[Collected data]
+===+
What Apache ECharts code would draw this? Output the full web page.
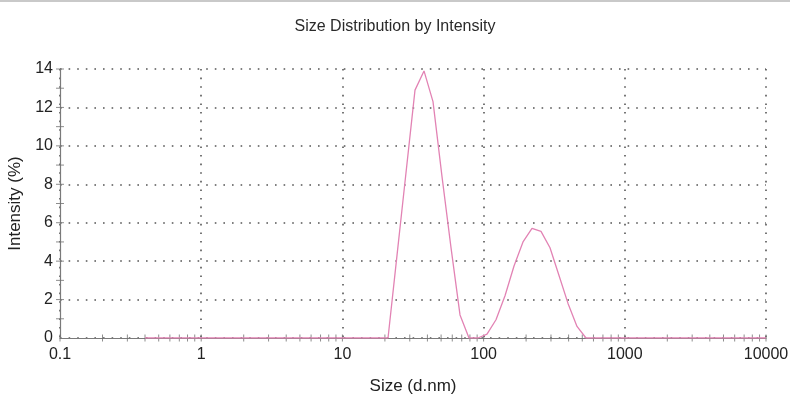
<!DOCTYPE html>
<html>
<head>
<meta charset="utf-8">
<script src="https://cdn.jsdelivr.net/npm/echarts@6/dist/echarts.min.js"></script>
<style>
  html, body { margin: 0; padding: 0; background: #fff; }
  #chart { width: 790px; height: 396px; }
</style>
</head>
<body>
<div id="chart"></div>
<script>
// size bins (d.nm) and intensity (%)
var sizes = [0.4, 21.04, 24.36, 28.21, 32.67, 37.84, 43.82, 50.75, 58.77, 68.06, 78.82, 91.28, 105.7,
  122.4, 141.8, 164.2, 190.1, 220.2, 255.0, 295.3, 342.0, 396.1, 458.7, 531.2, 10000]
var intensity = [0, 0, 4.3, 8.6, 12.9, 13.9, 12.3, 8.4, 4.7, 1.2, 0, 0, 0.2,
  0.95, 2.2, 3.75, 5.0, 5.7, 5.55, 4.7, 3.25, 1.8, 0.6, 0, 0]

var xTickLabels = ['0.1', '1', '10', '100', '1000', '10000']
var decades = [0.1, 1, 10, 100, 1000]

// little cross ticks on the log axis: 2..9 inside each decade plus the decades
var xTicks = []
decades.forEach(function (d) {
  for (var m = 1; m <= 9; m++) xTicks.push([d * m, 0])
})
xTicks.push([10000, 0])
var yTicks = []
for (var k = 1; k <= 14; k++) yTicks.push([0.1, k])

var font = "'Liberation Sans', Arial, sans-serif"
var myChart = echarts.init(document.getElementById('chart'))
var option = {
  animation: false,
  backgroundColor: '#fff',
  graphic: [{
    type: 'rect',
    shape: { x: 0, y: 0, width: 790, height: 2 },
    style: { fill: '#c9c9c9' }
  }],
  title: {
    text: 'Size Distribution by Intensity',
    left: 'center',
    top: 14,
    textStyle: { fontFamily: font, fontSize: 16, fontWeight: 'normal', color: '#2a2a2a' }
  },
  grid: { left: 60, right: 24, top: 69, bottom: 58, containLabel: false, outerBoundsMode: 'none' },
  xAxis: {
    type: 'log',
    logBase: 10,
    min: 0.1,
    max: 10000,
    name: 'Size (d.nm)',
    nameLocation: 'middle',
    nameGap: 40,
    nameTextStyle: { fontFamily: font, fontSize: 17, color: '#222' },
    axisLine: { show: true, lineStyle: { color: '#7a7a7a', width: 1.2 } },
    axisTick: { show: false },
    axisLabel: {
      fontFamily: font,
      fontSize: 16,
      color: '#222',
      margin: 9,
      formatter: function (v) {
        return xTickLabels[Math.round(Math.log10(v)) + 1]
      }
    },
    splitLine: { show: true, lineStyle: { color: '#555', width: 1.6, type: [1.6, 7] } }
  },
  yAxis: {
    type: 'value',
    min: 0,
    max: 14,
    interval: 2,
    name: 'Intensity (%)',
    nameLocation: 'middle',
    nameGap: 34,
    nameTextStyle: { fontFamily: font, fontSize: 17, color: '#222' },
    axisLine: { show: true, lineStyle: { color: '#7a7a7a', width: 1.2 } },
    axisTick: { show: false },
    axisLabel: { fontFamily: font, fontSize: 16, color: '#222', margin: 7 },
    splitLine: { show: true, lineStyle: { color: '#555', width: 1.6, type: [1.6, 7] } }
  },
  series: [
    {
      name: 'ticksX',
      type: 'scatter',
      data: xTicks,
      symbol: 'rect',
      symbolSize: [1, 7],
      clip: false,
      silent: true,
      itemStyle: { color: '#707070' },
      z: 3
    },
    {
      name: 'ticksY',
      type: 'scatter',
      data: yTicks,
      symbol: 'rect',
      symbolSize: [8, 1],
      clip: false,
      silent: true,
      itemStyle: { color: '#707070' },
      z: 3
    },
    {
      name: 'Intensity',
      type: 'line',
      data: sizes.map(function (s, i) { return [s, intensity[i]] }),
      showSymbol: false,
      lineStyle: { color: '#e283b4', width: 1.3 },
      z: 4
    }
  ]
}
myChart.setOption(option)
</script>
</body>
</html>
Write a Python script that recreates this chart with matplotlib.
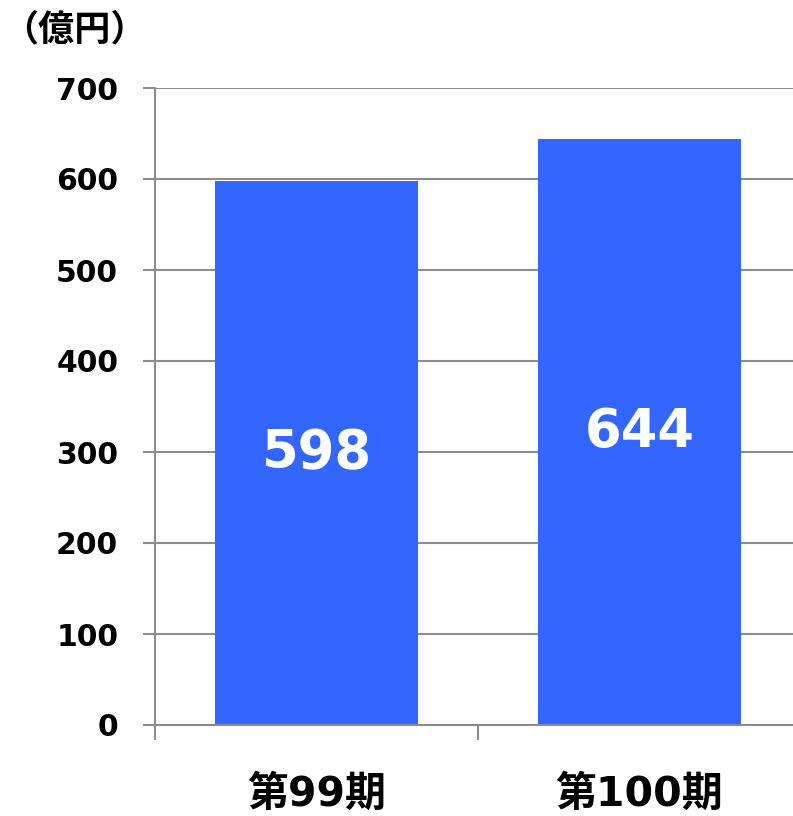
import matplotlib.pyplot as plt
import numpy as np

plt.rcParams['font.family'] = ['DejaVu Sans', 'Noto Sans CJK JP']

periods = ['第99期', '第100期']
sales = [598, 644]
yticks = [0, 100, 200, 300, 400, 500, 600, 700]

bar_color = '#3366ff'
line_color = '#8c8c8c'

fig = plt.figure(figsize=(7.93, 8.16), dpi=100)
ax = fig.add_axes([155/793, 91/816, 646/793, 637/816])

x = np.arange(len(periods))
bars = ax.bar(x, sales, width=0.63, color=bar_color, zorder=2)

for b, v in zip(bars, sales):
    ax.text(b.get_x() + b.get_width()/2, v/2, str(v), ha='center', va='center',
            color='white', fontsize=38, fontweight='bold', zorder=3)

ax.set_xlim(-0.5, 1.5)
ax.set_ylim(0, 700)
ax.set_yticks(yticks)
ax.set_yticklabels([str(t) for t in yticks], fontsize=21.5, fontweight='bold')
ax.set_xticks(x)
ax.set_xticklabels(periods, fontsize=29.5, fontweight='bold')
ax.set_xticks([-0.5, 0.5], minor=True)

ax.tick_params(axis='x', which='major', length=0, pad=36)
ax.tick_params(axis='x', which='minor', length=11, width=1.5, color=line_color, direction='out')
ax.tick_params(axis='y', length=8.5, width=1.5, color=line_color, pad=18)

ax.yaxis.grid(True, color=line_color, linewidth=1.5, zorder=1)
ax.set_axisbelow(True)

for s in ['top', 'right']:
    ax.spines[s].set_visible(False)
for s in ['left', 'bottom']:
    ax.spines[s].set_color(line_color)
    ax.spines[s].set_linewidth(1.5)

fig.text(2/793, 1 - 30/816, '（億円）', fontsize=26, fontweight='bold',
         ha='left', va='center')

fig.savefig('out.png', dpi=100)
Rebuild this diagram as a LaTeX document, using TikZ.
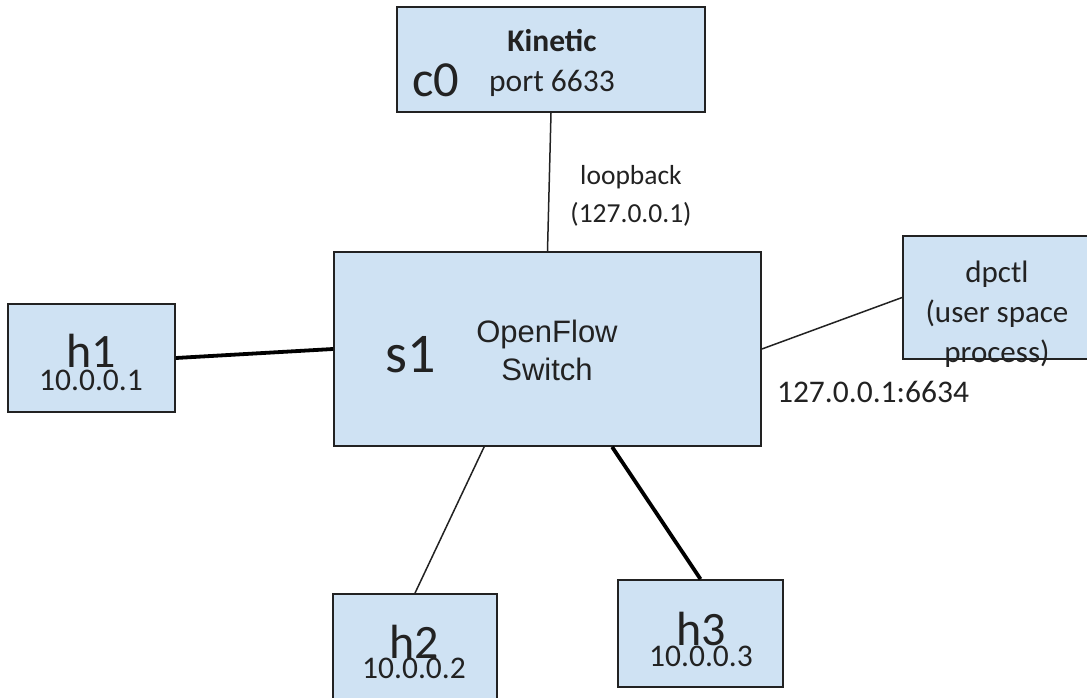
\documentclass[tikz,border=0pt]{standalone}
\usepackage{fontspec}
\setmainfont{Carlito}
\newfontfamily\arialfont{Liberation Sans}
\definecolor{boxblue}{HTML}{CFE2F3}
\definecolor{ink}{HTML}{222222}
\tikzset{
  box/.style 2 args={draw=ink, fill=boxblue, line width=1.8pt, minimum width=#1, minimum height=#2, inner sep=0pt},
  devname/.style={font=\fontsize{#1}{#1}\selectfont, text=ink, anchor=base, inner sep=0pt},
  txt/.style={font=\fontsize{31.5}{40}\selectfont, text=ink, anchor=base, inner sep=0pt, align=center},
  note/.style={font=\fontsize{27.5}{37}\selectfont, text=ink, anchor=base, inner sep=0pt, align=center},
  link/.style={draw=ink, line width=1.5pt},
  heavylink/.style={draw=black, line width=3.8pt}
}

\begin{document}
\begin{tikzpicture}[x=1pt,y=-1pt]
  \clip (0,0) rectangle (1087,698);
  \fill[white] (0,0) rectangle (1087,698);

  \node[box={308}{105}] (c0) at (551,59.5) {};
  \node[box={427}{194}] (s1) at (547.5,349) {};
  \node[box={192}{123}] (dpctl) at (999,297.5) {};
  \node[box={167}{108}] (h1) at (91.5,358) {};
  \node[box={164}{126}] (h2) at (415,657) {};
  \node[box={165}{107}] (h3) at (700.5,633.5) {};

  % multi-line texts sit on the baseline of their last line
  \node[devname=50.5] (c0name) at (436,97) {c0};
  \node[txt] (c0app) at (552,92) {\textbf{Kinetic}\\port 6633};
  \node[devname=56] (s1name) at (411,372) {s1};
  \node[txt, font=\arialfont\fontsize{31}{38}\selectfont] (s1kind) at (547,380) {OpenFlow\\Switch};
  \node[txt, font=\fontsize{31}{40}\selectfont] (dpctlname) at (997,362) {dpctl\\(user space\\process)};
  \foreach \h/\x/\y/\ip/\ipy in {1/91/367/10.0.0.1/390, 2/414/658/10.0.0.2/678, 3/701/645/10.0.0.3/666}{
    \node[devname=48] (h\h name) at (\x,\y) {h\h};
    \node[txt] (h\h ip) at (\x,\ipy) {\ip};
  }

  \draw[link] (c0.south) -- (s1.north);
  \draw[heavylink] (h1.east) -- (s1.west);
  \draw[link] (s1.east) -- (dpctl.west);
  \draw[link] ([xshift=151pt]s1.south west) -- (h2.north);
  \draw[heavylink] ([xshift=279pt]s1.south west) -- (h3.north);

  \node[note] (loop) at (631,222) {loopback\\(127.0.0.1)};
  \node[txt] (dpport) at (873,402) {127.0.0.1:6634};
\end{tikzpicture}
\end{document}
+===+
Challenge: Reproduce each line from the records that contains the word "matplotlib".

Finished exercise:
Write a Python script that recreates this chart with matplotlib.
import matplotlib.pyplot as plt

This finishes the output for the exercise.